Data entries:
==*==

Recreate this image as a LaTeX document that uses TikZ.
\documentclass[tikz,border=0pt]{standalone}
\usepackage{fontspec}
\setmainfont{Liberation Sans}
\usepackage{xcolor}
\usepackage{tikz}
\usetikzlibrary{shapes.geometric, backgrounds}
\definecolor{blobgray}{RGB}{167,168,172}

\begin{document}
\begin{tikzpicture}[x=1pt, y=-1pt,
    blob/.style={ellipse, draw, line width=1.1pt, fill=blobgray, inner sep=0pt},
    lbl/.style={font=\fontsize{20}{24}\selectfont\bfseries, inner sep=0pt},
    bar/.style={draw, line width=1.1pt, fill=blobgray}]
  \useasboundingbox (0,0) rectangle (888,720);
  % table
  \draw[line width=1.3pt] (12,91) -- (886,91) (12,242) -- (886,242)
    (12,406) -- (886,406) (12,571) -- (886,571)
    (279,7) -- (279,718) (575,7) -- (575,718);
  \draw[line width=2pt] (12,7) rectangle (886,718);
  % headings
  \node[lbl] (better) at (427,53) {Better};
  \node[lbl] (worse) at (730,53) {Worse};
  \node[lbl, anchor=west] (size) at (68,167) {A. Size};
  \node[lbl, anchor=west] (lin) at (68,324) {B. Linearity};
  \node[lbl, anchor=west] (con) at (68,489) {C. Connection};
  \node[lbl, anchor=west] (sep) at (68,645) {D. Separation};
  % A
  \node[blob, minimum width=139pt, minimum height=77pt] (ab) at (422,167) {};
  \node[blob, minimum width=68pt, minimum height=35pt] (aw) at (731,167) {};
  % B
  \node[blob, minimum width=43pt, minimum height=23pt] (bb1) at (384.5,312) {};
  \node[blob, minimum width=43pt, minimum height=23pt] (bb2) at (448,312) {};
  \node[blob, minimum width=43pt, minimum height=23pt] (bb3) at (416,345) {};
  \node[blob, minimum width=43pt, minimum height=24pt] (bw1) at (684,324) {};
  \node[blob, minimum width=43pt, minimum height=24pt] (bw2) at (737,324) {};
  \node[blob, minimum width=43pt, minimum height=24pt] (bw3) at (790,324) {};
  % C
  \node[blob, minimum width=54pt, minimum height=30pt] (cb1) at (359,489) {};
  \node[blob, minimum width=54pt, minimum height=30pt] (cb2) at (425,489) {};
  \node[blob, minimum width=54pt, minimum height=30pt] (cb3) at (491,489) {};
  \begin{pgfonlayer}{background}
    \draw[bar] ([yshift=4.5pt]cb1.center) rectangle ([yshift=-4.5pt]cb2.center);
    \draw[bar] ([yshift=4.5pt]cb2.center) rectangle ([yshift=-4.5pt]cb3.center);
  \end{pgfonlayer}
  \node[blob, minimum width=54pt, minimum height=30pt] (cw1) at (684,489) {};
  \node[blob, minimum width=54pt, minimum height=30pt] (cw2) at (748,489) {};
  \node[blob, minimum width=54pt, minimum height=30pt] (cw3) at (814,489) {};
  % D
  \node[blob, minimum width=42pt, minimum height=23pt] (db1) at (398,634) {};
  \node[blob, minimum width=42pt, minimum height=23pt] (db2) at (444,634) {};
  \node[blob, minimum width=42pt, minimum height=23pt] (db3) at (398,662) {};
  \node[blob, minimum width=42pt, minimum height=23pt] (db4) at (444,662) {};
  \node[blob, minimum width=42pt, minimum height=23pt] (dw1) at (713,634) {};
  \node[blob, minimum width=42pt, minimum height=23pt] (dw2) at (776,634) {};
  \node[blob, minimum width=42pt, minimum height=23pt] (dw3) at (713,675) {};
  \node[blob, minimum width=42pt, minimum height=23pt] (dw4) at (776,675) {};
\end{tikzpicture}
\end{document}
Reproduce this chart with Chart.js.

==*==

[WHAT IS REQUIRED]:
Every record above must be duplicated exactly.

[RESULT]:
Recreate this image as a LaTeX document that uses TikZ.
\documentclass[tikz,border=0pt]{standalone}
\usepackage{fontspec}
\setmainfont{Liberation Sans}
\usepackage{xcolor}
\usepackage{tikz}
\usetikzlibrary{shapes.geometric, backgrounds}
\definecolor{blobgray}{RGB}{167,168,172}

\begin{document}
\begin{tikzpicture}[x=1pt, y=-1pt,
    blob/.style={ellipse, draw, line width=1.1pt, fill=blobgray, inner sep=0pt},
    lbl/.style={font=\fontsize{20}{24}\selectfont\bfseries, inner sep=0pt},
    bar/.style={draw, line width=1.1pt, fill=blobgray}]
  \useasboundingbox (0,0) rectangle (888,720);
  % table
  \draw[line width=1.3pt] (12,91) -- (886,91) (12,242) -- (886,242)
    (12,406) -- (886,406) (12,571) -- (886,571)
    (279,7) -- (279,718) (575,7) -- (575,718);
  \draw[line width=2pt] (12,7) rectangle (886,718);
  % headings
  \node[lbl] (better) at (427,53) {Better};
  \node[lbl] (worse) at (730,53) {Worse};
  \node[lbl, anchor=west] (size) at (68,167) {A. Size};
  \node[lbl, anchor=west] (lin) at (68,324) {B. Linearity};
  \node[lbl, anchor=west] (con) at (68,489) {C. Connection};
  \node[lbl, anchor=west] (sep) at (68,645) {D. Separation};
  % A
  \node[blob, minimum width=139pt, minimum height=77pt] (ab) at (422,167) {};
  \node[blob, minimum width=68pt, minimum height=35pt] (aw) at (731,167) {};
  % B
  \node[blob, minimum width=43pt, minimum height=23pt] (bb1) at (384.5,312) {};
  \node[blob, minimum width=43pt, minimum height=23pt] (bb2) at (448,312) {};
  \node[blob, minimum width=43pt, minimum height=23pt] (bb3) at (416,345) {};
  \node[blob, minimum width=43pt, minimum height=24pt] (bw1) at (684,324) {};
  \node[blob, minimum width=43pt, minimum height=24pt] (bw2) at (737,324) {};
  \node[blob, minimum width=43pt, minimum height=24pt] (bw3) at (790,324) {};
  % C
  \node[blob, minimum width=54pt, minimum height=30pt] (cb1) at (359,489) {};
  \node[blob, minimum width=54pt, minimum height=30pt] (cb2) at (425,489) {};
  \node[blob, minimum width=54pt, minimum height=30pt] (cb3) at (491,489) {};
  \begin{pgfonlayer}{background}
    \draw[bar] ([yshift=4.5pt]cb1.center) rectangle ([yshift=-4.5pt]cb2.center);
    \draw[bar] ([yshift=4.5pt]cb2.center) rectangle ([yshift=-4.5pt]cb3.center);
  \end{pgfonlayer}
  \node[blob, minimum width=54pt, minimum height=30pt] (cw1) at (684,489) {};
  \node[blob, minimum width=54pt, minimum height=30pt] (cw2) at (748,489) {};
  \node[blob, minimum width=54pt, minimum height=30pt] (cw3) at (814,489) {};
  % D
  \node[blob, minimum width=42pt, minimum height=23pt] (db1) at (398,634) {};
  \node[blob, minimum width=42pt, minimum height=23pt] (db2) at (444,634) {};
  \node[blob, minimum width=42pt, minimum height=23pt] (db3) at (398,662) {};
  \node[blob, minimum width=42pt, minimum height=23pt] (db4) at (444,662) {};
  \node[blob, minimum width=42pt, minimum height=23pt] (dw1) at (713,634) {};
  \node[blob, minimum width=42pt, minimum height=23pt] (dw2) at (776,634) {};
  \node[blob, minimum width=42pt, minimum height=23pt] (dw3) at (713,675) {};
  \node[blob, minimum width=42pt, minimum height=23pt] (dw4) at (776,675) {};
\end{tikzpicture}
\end{document}
Reproduce this chart with Chart.js.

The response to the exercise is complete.